* [Objective]:
Take the listing from its first line through the line that contains "const DAY_TICKS = [0, 20, 40, 60, 80];" and please retype those lines exactly, leaving out the pictures.

┌─ Dataset excerpt

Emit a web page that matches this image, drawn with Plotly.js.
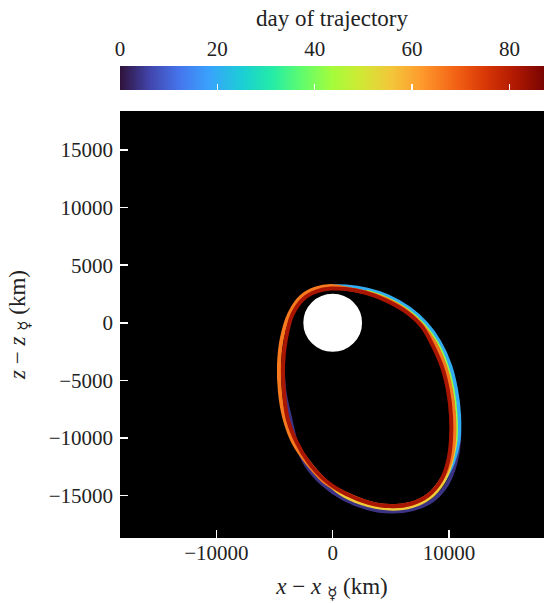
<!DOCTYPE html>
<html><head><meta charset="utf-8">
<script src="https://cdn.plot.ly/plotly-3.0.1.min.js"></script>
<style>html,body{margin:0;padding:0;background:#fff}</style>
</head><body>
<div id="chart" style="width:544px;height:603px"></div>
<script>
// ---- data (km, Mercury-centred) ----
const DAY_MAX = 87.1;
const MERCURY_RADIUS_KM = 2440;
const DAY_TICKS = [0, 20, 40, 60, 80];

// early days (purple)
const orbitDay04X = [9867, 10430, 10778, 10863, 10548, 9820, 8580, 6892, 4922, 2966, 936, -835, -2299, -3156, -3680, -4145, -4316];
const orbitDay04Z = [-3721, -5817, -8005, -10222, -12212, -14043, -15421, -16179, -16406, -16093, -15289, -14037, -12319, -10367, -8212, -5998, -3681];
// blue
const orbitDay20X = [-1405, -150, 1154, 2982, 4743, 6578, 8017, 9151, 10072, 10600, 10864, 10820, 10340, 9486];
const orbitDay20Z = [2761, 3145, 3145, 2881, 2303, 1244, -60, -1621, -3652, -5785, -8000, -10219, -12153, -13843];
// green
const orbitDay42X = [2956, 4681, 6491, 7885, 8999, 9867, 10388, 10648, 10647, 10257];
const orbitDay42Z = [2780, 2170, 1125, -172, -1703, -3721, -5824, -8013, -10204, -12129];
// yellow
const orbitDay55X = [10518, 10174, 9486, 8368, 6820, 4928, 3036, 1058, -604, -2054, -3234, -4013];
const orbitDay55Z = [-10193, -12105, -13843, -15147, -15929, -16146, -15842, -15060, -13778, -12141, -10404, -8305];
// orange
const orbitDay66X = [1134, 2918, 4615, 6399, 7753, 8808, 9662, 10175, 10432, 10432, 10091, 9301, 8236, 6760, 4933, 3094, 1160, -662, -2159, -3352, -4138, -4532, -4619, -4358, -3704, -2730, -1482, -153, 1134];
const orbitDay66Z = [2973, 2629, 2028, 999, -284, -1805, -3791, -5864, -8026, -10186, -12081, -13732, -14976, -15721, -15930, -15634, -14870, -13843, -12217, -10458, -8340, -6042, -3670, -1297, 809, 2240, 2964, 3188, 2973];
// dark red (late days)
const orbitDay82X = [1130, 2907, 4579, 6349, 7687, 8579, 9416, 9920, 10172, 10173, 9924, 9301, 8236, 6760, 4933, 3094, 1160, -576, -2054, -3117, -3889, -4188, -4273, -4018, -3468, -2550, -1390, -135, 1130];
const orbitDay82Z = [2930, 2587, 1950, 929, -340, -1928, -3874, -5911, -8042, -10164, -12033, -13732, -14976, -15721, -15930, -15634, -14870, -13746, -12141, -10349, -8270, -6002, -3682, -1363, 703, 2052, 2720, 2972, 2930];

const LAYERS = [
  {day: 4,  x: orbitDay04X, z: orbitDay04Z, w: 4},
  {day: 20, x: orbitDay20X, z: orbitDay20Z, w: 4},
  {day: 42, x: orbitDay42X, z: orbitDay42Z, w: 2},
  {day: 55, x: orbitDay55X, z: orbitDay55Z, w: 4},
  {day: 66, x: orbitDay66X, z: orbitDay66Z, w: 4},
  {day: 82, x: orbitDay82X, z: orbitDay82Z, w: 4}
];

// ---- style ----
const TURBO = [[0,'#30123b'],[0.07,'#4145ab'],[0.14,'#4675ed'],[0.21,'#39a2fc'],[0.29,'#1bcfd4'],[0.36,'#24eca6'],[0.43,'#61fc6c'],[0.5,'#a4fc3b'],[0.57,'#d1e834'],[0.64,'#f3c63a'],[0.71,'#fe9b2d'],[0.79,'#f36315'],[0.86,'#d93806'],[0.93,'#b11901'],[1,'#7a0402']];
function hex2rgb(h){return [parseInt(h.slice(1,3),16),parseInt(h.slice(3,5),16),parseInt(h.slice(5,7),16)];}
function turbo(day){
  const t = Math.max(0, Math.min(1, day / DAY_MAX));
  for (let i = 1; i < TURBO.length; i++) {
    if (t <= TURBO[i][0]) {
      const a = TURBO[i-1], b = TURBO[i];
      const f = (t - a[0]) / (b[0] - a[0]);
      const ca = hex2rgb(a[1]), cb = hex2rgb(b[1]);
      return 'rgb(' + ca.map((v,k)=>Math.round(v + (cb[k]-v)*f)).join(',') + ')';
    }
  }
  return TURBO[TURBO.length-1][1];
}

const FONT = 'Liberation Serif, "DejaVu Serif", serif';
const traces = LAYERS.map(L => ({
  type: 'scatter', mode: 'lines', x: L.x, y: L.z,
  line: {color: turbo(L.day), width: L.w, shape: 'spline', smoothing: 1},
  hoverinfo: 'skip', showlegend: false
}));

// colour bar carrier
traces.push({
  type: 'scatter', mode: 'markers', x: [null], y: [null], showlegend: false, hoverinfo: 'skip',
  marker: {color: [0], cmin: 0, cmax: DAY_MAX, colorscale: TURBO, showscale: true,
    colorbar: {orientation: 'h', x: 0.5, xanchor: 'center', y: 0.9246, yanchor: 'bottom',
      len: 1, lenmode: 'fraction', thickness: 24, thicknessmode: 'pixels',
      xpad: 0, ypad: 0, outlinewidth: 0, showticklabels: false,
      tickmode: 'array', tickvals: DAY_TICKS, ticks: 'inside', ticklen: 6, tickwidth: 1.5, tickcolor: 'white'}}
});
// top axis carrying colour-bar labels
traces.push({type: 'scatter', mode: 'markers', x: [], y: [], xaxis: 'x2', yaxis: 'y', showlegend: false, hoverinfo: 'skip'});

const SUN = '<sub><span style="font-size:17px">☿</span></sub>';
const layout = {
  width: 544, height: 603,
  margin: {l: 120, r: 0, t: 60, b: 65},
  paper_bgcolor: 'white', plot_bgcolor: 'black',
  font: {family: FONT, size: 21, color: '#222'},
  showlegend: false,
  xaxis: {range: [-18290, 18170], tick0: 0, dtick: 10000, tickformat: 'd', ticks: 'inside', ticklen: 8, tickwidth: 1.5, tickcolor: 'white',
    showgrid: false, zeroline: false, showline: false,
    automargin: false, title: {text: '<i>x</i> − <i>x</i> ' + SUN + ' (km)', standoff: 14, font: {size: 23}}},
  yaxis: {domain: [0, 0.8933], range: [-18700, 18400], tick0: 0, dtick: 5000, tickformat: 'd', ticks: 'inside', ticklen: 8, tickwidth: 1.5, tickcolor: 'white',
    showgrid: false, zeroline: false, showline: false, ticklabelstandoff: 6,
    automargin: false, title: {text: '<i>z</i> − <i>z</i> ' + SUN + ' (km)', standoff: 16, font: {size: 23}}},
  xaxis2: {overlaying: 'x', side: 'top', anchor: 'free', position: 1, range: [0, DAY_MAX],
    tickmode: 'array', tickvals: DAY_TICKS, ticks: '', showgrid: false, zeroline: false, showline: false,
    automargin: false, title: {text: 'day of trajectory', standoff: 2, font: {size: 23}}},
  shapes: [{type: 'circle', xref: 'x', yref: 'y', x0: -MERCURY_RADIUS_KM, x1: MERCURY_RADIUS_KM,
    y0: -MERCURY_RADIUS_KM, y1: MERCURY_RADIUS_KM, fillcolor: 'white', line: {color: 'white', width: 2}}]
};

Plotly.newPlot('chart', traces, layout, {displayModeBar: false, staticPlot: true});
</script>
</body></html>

└─

* [Exercise answer]:
Emit a web page that matches this image, drawn with Plotly.js.
<!DOCTYPE html>
<html><head><meta charset="utf-8">
<script src="https://cdn.plot.ly/plotly-3.0.1.min.js"></script>
<style>html,body{margin:0;padding:0;background:#fff}</style>
</head><body>
<div id="chart" style="width:544px;height:603px"></div>
<script>
// ---- data (km, Mercury-centred) ----
const DAY_MAX = 87.1;
const MERCURY_RADIUS_KM = 2440;
const DAY_TICKS = [0, 20, 40, 60, 80];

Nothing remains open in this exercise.